Louvre seeks $1 million to buy medieval statuettes
The Louvre museum in Paris will launch an appeal for a million dollars to help it pay for two medieval ivory statuettes that resurfaced recently.
The Louvre museum in Paris will launch an appeal for a million dollars to help it pay for two medieval ivory statuettes that resurfaced recently, its director said Monday.
The museum has until January 31 to find 800,000 euros ($1.0 million) to buy the statuettes, director Henri Loyrette told AFP.
The total price asked by the private owner is 2.6 million euros, of which the Friends of the Louvre Society has raised half, while the art insurer Axa Art is chipping in 500,000 euros.
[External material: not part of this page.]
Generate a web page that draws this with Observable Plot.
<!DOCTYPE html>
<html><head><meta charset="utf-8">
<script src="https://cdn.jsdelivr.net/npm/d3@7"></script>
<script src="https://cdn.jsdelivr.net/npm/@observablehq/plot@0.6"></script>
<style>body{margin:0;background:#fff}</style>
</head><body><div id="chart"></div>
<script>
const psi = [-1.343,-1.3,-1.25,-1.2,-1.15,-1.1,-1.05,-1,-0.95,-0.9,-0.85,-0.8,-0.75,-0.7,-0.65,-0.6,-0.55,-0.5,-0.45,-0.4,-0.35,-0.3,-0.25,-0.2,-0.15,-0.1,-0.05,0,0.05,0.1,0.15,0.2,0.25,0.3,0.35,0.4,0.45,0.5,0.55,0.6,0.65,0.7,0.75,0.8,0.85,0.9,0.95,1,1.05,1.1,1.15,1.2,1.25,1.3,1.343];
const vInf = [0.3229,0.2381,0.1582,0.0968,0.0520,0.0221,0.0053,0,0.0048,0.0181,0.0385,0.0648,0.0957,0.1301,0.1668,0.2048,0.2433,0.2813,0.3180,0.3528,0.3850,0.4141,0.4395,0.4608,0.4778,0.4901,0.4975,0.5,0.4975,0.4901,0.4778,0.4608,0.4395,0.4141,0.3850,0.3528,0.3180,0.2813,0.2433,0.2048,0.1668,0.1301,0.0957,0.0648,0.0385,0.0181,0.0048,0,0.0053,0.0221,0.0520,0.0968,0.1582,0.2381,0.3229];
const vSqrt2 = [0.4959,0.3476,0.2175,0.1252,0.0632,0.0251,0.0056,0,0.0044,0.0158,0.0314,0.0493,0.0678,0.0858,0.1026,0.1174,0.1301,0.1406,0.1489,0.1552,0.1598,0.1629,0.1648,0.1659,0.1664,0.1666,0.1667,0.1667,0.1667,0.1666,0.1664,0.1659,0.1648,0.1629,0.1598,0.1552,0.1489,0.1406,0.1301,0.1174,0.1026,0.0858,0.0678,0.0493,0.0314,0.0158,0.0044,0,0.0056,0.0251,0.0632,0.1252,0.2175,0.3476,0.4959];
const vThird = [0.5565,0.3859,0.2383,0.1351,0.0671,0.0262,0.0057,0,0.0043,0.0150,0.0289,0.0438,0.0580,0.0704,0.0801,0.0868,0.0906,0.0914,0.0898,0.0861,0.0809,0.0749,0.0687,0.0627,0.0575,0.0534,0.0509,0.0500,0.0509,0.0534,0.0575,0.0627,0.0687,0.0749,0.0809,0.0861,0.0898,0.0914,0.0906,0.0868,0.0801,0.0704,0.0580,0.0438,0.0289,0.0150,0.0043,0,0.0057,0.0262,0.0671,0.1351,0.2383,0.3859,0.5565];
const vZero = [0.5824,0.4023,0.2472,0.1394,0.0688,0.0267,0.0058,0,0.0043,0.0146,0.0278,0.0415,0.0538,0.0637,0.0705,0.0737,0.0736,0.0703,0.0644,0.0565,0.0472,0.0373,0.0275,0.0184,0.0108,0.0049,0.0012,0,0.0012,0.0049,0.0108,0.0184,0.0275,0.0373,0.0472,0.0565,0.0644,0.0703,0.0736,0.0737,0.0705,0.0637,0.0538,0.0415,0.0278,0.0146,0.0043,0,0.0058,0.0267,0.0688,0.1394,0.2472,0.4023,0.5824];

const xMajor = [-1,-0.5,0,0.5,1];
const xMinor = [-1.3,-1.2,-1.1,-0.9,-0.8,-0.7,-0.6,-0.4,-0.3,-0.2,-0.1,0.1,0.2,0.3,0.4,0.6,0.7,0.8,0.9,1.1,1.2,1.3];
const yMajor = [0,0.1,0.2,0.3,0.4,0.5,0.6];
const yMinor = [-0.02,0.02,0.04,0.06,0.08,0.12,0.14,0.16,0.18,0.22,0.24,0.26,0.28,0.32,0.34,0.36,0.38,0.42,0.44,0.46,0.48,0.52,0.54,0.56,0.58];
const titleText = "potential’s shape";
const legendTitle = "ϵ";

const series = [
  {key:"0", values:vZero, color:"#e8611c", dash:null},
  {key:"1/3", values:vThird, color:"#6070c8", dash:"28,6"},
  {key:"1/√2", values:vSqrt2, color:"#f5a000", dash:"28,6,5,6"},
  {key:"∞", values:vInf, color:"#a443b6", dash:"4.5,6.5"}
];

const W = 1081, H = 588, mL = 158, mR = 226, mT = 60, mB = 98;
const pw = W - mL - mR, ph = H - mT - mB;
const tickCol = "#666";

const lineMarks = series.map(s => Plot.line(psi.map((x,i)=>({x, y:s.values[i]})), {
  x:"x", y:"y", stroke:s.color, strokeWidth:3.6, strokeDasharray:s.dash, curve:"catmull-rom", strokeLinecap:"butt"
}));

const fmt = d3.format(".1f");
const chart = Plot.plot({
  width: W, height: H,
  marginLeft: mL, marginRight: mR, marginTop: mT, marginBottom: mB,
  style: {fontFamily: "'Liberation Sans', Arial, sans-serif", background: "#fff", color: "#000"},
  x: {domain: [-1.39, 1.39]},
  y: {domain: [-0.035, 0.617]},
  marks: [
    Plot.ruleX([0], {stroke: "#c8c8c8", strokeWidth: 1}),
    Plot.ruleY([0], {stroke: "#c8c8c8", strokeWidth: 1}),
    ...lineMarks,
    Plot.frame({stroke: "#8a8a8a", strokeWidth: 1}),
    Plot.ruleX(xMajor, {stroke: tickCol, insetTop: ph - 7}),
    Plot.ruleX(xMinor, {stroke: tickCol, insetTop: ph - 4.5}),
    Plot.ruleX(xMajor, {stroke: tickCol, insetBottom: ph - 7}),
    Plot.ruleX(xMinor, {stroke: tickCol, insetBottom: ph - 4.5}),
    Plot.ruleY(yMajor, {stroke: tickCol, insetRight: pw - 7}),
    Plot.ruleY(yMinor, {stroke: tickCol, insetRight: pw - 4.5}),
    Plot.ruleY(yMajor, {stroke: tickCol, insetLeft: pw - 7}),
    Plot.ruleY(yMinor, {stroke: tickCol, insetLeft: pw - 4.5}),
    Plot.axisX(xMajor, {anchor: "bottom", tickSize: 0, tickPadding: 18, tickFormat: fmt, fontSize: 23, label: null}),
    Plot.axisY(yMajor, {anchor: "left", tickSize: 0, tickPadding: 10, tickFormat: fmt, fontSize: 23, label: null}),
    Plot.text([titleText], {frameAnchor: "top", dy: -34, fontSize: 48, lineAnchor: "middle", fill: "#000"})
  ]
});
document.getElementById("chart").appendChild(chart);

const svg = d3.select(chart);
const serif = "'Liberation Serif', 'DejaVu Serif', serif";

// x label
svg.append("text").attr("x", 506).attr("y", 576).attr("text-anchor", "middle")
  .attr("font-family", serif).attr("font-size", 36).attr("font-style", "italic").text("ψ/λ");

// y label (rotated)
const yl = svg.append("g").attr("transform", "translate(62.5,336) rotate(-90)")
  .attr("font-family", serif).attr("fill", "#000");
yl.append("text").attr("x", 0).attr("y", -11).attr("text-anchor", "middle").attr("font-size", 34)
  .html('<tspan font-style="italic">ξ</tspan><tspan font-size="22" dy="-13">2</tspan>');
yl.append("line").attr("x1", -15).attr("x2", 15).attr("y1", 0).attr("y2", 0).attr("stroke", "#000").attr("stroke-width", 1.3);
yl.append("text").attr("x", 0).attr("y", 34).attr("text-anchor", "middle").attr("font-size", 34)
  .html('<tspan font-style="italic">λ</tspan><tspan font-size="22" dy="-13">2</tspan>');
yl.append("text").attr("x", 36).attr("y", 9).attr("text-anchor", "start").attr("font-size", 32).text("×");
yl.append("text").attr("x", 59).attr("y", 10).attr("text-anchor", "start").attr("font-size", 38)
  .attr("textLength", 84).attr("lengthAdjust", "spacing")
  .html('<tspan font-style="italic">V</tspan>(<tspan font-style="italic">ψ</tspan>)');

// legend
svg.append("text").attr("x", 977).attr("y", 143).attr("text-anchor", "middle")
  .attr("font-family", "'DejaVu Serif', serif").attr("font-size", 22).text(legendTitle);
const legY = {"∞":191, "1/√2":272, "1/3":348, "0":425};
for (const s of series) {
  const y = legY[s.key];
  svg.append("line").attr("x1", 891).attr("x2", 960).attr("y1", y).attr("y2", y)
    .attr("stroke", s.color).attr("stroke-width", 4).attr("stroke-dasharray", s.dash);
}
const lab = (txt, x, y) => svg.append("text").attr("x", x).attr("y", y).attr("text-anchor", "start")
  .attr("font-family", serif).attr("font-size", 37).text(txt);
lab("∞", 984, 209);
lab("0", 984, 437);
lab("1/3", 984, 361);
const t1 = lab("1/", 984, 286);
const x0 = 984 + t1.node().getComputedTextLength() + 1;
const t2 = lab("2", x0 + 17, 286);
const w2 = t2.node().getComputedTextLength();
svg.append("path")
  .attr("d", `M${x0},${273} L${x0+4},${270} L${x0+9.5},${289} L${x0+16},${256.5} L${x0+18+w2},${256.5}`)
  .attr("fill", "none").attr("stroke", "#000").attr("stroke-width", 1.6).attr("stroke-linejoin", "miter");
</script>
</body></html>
The statuettes of Saint John and the “Allegory of the Synagogue” would complete a collection titled “Descent from the Cross”, Loyrette said, adding: “The ensemble is a great masterpiece of French Gothic art.”
The Louvre has a first option to acquire the statuettes, which are classified as national treasures. They are some 20 centimetres (eight inches) tall.
Loyrette said the museum had all but given up on finding the two statuettes it needed to complete the “Descent from the Cross” collection.
“We were losing hope of finding them. Then one day, a private collector took them out of a bag in my office. He’d come to offer them for sale. It was a revelation,” he said.
The statuettes had been in the private collection of an engineer, whose grandson is offering them for sale.